Tuesday, July 17, 2012

Fear

-----another babbling---one more complain---- another "no need to b read"
God! what´s going on??!! One thing after another, it feels like I´m being pushed down and it never stops... when I try to get up, another weight is put over me and it´s worst. When will it end? when will I see the light?

First I got sick and no one knows what I have, then it turns out I won´t get better ´cause that´s deep inside me... ok, it´s hard and I´ve cried so much but by now I was just starting to accept it... then I got robbed, thieves got in my house, the house that´s taking me so much effort to keep! -not that I had many valuable stuff there but still, come on!! who does that?! and now, the worst of all, my most beloved person, she´s sick, doctors think it might be very bad.

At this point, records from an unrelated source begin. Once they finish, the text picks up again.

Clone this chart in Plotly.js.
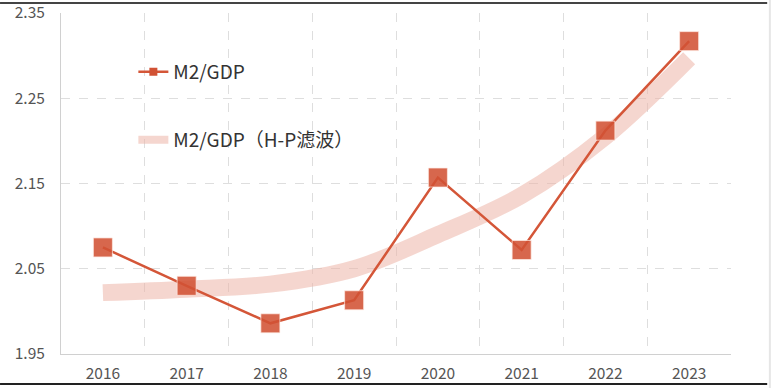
<!DOCTYPE html>
<html>
<head>
<meta charset="utf-8">
<script src="https://cdn.plot.ly/plotly-3.0.1.min.js"></script>
<style>html,body{margin:0;padding:0;background:#fff;}#chart{width:772px;height:390px;}</style>
</head>
<body>
<div id="chart"></div>
<script>
const years = ['2016','2017','2018','2019','2020','2021','2022','2023'];
const m2gdp = [2.075, 2.030, 1.986, 2.013, 2.157, 2.072, 2.212, 2.317];
const m2gdpHP = [2.022, 2.026, 2.032, 2.050, 2.090, 2.136, 2.205, 2.297];
const yTicks = [1.95, 2.05, 2.15, 2.25, 2.35];
const name1 = 'M2/GDP';
const name2 = 'M2/GDP（H-P滤波）';

const font = 'Noto Sans CJK SC, Noto Sans, sans-serif';

const traces = [
  {
    x: years, y: m2gdpHP, type: 'scatter', mode: 'lines', name: name2,
    line: {color: 'rgba(236,180,168,0.55)', width: 17, shape: 'spline', smoothing: 1},
    showlegend: false, hoverinfo: 'skip'
  },
  {
    x: years, y: m2gdp, type: 'scatter', mode: 'lines+markers', name: name1,
    line: {color: 'rgb(212,86,56)', width: 2.5},
    marker: {symbol: 'square', size: 19, color: 'rgba(209,82,52,0.88)', line: {color: 'rgba(255,235,228,0.7)', width: 1}},
    showlegend: false
  },
  {
    x: [null], y: [null], type: 'scatter', mode: 'lines+markers', name: name1,
    line: {color: 'rgb(212,86,56)', width: 2.5},
    marker: {symbol: 'square', size: 8, color: 'rgb(209,82,52)'},
    legend: 'legend'
  },
  {
    x: [null], y: [null], type: 'scatter', mode: 'lines', name: name2,
    line: {color: 'rgba(236,180,168,0.55)', width: 8},
    legend: 'legend2'
  }
];

const layout = {
  width: 772, height: 390,
  margin: {l: 61, r: 41, t: 13, b: 36},
  paper_bgcolor: '#fff', plot_bgcolor: '#fff',
  font: {family: font, size: 15, color: '#444'},
  xaxis: {
    type: 'category', tickson: 'boundaries',
    showgrid: true, gridcolor: '#dedede', griddash: 'dash', gridwidth: 1,
    showline: true, linecolor: '#d0d0d0', linewidth: 1,
    ticks: '', ticklabelstandoff: 5,
    tickfont: {family: font, size: 15.5, color: '#555'},
    range: [-0.5, 7.5], zeroline: false, fixedrange: true
  },
  yaxis: {
    range: [1.95, 2.35], tickvals: yTicks, ticktext: yTicks.map(v => v.toFixed(2)),
    showgrid: true, gridcolor: '#dedede', griddash: 'dash', gridwidth: 1,
    showline: true, linecolor: '#d0d0d0', linewidth: 1,
    ticks: '', ticklabelstandoff: 12,
    tickfont: {family: font, size: 15.5, color: '#555'},
    zeroline: false, fixedrange: true
  },
  showlegend: true,
  legend: {
    x: 0.108, xanchor: 'left', y: 0.827, yanchor: 'middle',
    bgcolor: 'rgba(0,0,0,0)', font: {family: font, size: 19, color: '#333'}
  },
  legend2: {
    x: 0.108, xanchor: 'left', y: 0.628, yanchor: 'middle',
    bgcolor: 'rgba(0,0,0,0)', font: {family: font, size: 19, color: '#333'}
  },
  shapes: [
    {type: 'line', xref: 'paper', yref: 'paper', x0: -0.091, x1: 1.054, y0: 1.029, y1: 1.029, line: {color: '#444', width: 2}},
    {type: 'line', xref: 'paper', yref: 'paper', x0: -0.091, x1: 1.054, y0: -0.088, y1: -0.088, line: {color: '#222', width: 2}},
    {type: 'line', xref: 'paper', yref: 'paper', x0: 1.058, x1: 1.058, y0: -0.1, y1: 1.05, line: {color: '#e6e6e6', width: 2}}
  ]
};

Plotly.newPlot('chart', traces, layout, {displayModeBar: false, staticPlot: true});
</script>
</body>
</html>
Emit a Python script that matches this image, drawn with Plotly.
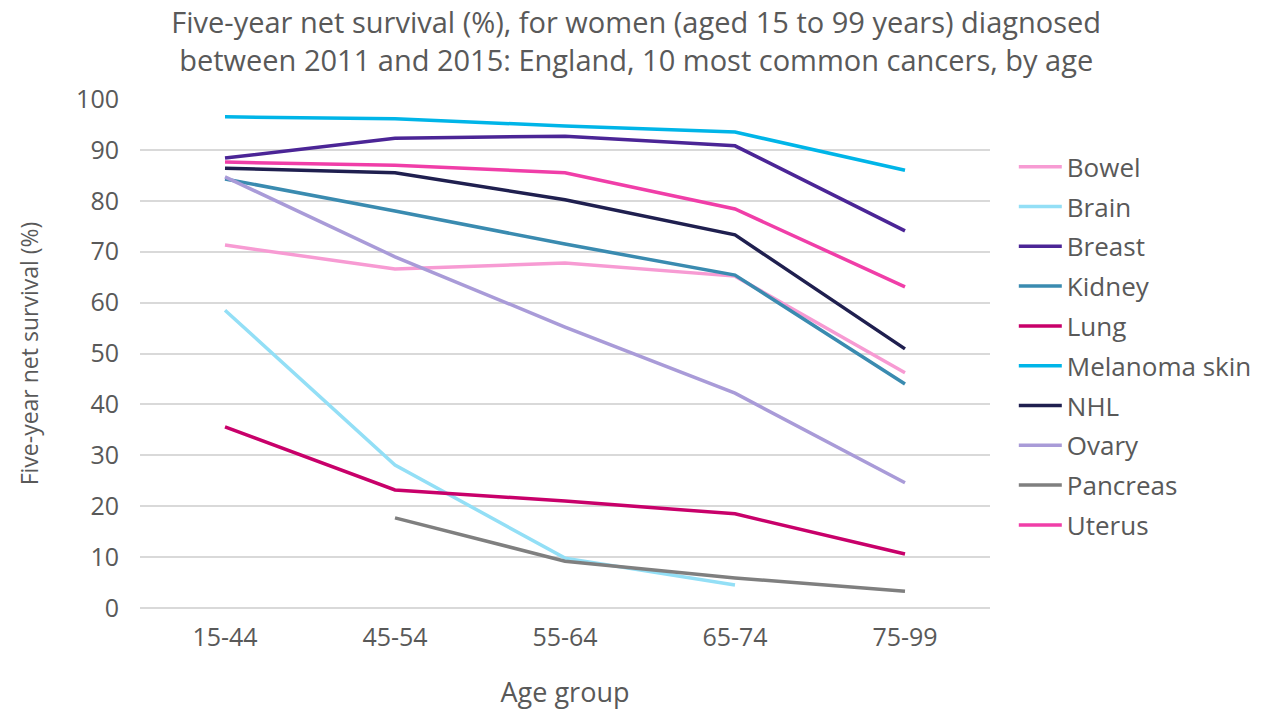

I just told her not to get scared because it´s not for sure, because we dont know for sure but I'm so scared by the possibility. I wonder if the Creator takes pleasure in seen us suffer like this, in seeing us scared like this... I don´t want to be disgraceful or provoke him or whatever but I can´t help it, it doesn´t seem to get better only the opposite. I want to believe everything will be ok, I want to believe with all my heart but it´s so hard. I wish there was something I could do. I feel so small when things like this happen. I feel so defenseless, so useless... I can´t live like this and I just couldn´t live without her. She´s way too important, just the possibility of losing her brings tears to my eyes. God we need you.